What is interesting about this is that the Church of God (Seventh Day) has just published a new history of their movement, authored by prominent minister (and past president) Robert Coulter. The latest issue of Dixon Cartwright's Journal includes a review by Horst Obermeit.

Coulter, to his great credit, debunks the entire fiction of a connection with the various individuals and groups Dugger and Dodd cherry-picked from history. It's worth downloading this Journal issue just to read the review, which contains some interesting quotes.

One can only imagine the wailing and gibbering in some of the loopier COG sects as one of their favourite sacred cows heads off to the butcher's slab.

(See also Gary Leonard's take on the new book.)

Clive, Dietrich and Crazy Karl

I'm not a fan of C.S. Lewis, though once, in another life, I read the entire Narnia series through appreciatively. But, well, The Screwtape Letters? Thanks but no thanks.

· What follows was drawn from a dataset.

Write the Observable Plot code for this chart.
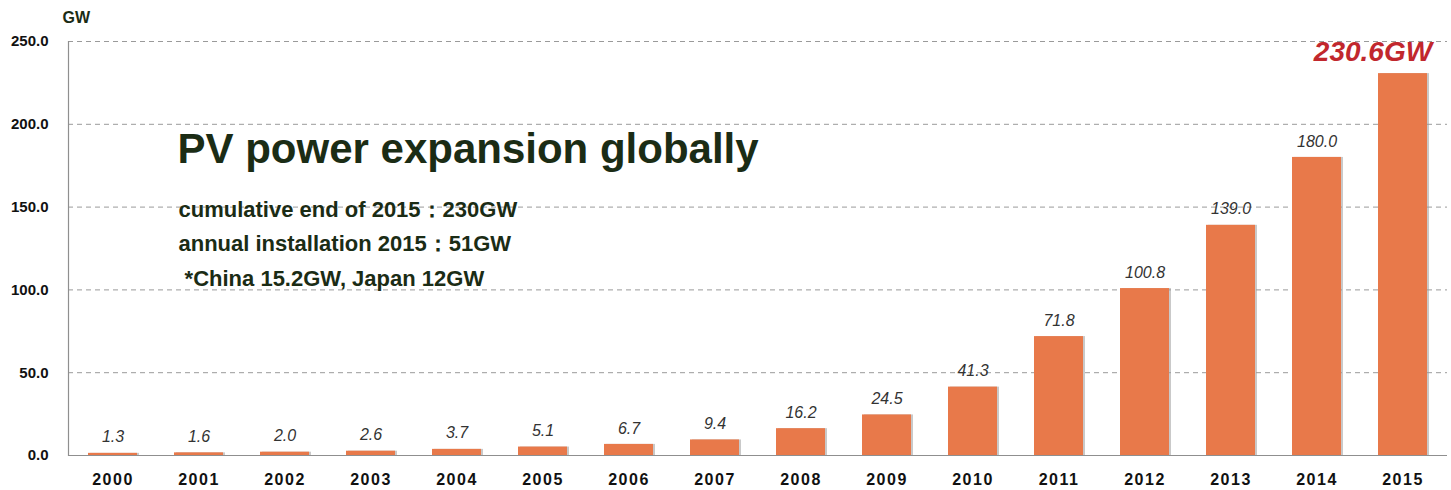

Frank Schaeffer, in an article that outs iconic German theologian and martyr Dietrich Bonhoeffer as "flamingly gay", takes a sideswipe at Lewis, calling him "an alcoholic high-church Anglican." Not a description that would much appeal to his latter-day aficionados. But there is one thing that does endear me to the old boy: his views on Karl Barth. Here's what he wrote to his brother in 1940.
Did you fondly believe – as I did – that where you got among Christians, there, at least, you would escape (as behind a wall from a keen wind) from the horrible ferocity and grimness of modern thought? Not a bit of it. I blundered into it all, imagining that I was the upholder of the old, stern doctrines against modern quasi-Christian slush: only to find that my 'sternness' was their 'slush'. They’ve all been reading a dreadful man called Karl Barth, who seems the right opposite number to Karl Marx. ‘Under judgment’ is their great expression. They all talk like Covenanters or Old Testament prophets. They don’t think human reason or human conscience of any value at all: they maintain, as stoutly as Calvin, that there’s no reason why God’s dealings should appear just (let alone, merciful) to us: and they maintain the doctrine that all our righteousness is filthy rags with a fierceness and sincerity which is like a blow in the face.
If Clive was here right now, I'd buy him a drink.